- **Task goal**
Identify the lines holding "React" and copy them.

++++ Dataset section ++++

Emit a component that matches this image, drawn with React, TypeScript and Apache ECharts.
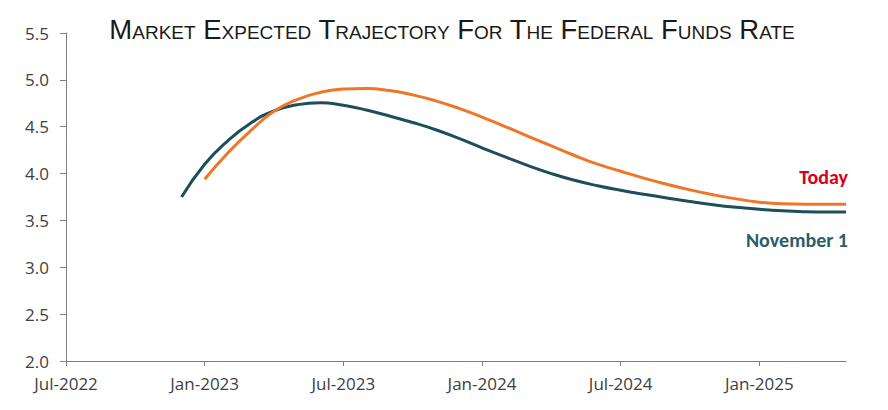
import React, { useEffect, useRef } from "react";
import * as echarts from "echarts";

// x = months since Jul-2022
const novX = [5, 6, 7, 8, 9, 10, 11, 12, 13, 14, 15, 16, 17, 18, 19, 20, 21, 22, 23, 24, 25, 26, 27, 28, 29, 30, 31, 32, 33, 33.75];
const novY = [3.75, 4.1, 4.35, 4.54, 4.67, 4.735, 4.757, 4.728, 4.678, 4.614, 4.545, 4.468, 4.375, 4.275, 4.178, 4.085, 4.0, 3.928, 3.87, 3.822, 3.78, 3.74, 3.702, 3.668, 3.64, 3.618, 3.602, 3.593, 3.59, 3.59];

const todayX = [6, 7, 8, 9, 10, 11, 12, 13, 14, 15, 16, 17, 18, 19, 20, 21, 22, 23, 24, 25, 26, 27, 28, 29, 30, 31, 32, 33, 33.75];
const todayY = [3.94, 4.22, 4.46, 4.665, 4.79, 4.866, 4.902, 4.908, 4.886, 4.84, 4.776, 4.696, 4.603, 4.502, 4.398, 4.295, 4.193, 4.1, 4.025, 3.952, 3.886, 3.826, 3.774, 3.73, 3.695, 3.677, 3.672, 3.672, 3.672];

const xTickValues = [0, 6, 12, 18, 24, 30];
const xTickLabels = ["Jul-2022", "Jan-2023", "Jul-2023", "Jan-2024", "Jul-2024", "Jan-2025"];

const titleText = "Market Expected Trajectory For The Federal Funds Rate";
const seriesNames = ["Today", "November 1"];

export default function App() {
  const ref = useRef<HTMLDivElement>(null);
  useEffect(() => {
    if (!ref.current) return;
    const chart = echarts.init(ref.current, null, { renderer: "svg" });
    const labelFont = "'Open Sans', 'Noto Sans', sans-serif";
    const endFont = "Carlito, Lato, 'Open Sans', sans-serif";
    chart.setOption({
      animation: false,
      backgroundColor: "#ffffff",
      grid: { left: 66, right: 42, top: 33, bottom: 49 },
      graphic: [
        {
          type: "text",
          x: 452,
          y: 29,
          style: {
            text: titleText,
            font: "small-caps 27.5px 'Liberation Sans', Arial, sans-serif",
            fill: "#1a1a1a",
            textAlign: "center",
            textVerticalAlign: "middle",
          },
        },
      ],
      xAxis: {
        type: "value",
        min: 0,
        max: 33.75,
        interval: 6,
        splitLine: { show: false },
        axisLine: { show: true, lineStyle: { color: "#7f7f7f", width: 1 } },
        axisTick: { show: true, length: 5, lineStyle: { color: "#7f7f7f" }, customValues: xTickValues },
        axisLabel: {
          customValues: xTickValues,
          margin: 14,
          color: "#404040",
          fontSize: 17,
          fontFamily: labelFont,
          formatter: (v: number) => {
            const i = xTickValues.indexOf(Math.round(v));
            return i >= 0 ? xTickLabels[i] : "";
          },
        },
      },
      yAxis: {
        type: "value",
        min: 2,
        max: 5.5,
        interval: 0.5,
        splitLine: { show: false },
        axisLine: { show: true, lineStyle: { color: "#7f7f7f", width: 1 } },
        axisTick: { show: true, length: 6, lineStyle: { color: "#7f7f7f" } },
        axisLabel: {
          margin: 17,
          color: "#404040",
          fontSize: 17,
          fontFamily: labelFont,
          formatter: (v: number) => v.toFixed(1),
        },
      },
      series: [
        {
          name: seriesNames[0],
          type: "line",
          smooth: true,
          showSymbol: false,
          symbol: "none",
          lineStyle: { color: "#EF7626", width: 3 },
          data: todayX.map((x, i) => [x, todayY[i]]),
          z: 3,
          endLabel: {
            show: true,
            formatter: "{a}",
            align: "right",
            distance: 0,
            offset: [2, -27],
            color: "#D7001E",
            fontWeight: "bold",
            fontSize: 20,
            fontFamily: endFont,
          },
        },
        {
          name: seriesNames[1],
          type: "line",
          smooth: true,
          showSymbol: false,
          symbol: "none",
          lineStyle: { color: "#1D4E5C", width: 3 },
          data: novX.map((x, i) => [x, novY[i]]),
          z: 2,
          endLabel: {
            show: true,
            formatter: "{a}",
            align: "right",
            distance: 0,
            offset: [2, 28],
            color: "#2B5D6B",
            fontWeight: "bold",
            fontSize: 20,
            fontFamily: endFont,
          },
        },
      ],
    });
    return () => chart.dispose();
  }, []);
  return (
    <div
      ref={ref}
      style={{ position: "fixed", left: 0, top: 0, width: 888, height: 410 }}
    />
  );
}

++++

- **Expected output**
Emit a component that matches this image, drawn with React, TypeScript and Apache ECharts.
import React, { useEffect, useRef } from "react";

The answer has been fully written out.